Così i claim come bio, Dop, cruelty free, l’italianità dei prodotti, le valenze di responsabilità sociale assumono un valore più o meno importate a seconda delle generazioni. Anche il salutismo ha una penetrazione crescente, pur se inferiore ad altri paesi (ma forse solo perché gli italiani già mangiano meglio) e chi ha disponibilità di reddito superiore è disposto a spendere di più per prodotti artigianali (74%), per quelli con ingredienti di origine italiana (72%), a chilometro zero (63%). Da ultimo i prodotti legati a stili di vita o identitari (bio, kosher, vegani) sono in crescita (tutte queste dinamiche sono registrate in maniera approfondita dall’Osservatorio Immagino, ndr).

Se questo è lo scenario in cui oggi operano i protagonisti della distribuzione, ognuno cerca di sviluppare strategie distintive, pur in un bacino comune.

«Nella GDO la velocità del cambiamento è decisiva. La convenienza è un must, ma deve essere accompagnata da gratificazione e rassicurazione, così come la trasparenza, e in un mondo sempre più connesso, di clienti più informati, dobbiamo scegliere chi vogliamo servire. L’identità è un fatto necessario e la trasparenza una scelta strategica», afferma Mario Gasbarrino. Da qui l’attenzione agli ingredienti nei prodotti a marchio del distributore e all’ossessione per la comunicazione di valore sui prodotti, come il luogo di produzione avendo Unes abbandonato da tempo la politica delle promozioni e dei volantini, o l’ultima per una linea di prodotti per la casa senza composti organici volatili, per combattere l’inquinamento indoor.

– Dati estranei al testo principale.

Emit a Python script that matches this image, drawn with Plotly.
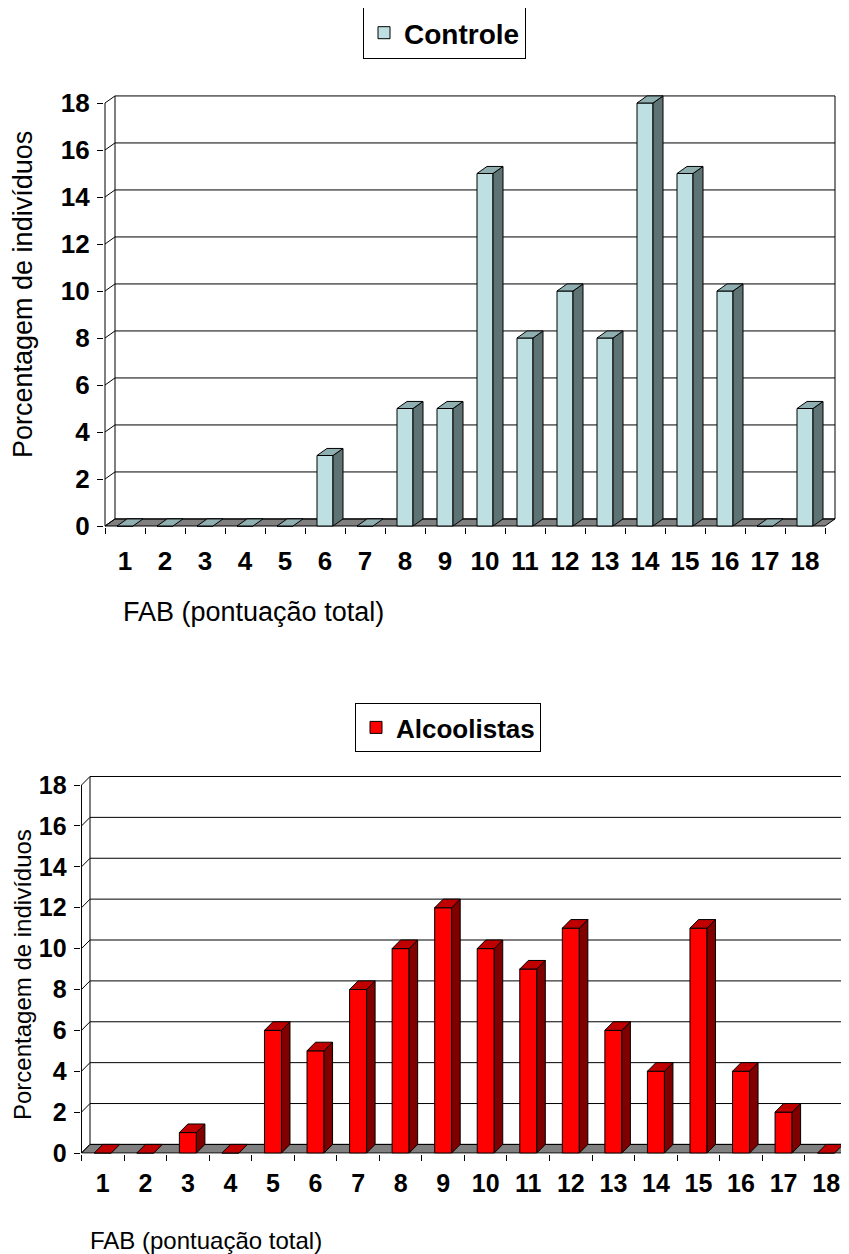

Diversa, ma per certi versi coincidente, la scelta di Esselunga di garantire la trasparenza ai propri clienti puntando sulla produzione diretta e sul presidio della filiera, con un controllo di qualità a maglie strettissime sulle 828 materie prime e sui 396 fornitori, che, per esempio per il sushi, parte dal controllo della materia prima nei luoghi di pesca. «Qualsiasi segnalazione giunga al nostro servizio clienti mette in moto un processo di controlli che risale lungo tutta la catena per la massima tranquillità del consumatore», aggiunge Luca Magnani direttore qualità Esselunga.

In tema di tracciabilità e di trasparenza, Andrea Colombo, direttore generale di Coop Lombardia afferma: «Abbiamo varato un progetto per la vendita di uova ottenute senza antibiotici e, insieme con IBM, abbiamo lanciato una call per coinvolgere 70 giovani startup e ricercatori e rendere disponibili in modo affidabile le informazioni lungo tutta la filiera attraverso un’innovativa tecnologia blockchain».

E Stéphane Coum, direttore operations Carrefour Italia, indica nella transizione alimentare verso una maggiore sostenibilità, trasparenza e attenzione ai temi della salute e della sicurezza alimentare, l’obiettivo del gruppo transalpino, con una ridefinizione dell’assortimento, uno spazio nei punti vendita ai prodotti locali e a chilometro zero, un rinnovato rapporto con i piccoli produttori, una democratizzazione del bio. «Non dimentichiamo che la freschezza è una delle cifre specifiche del consumo degli italiani: la filiera di qualità Carrefour conta su un accurato servizio di tracciabilità presso 8.500 produttori che assicurano il 9% delle vendite. L’omnicanalità inoltre permette di accelerare verso questa transizione, un processo in atto che riguarda tutta l’industria alimentare, non solo il retail», annota Coum. Il quale individua due aspetti sui quali la distribuzione è chiamata a riflettere. Il primo è che tutto il lavoro che fa in materia di trasparenza, tracciabilità, informazione di prodotto è in gran parte sottovalutato dal consumatore a causa di azioni di marketing poco efficaci. Il secondo: con l’obiettivo di soddisfare i clienti la distribuzione sembra dimenticare che la popolazione italiana sta invecchiando rapidamente e questo ha inevitabilmente impatti sugli assortimenti e sulle dinamiche commerciali.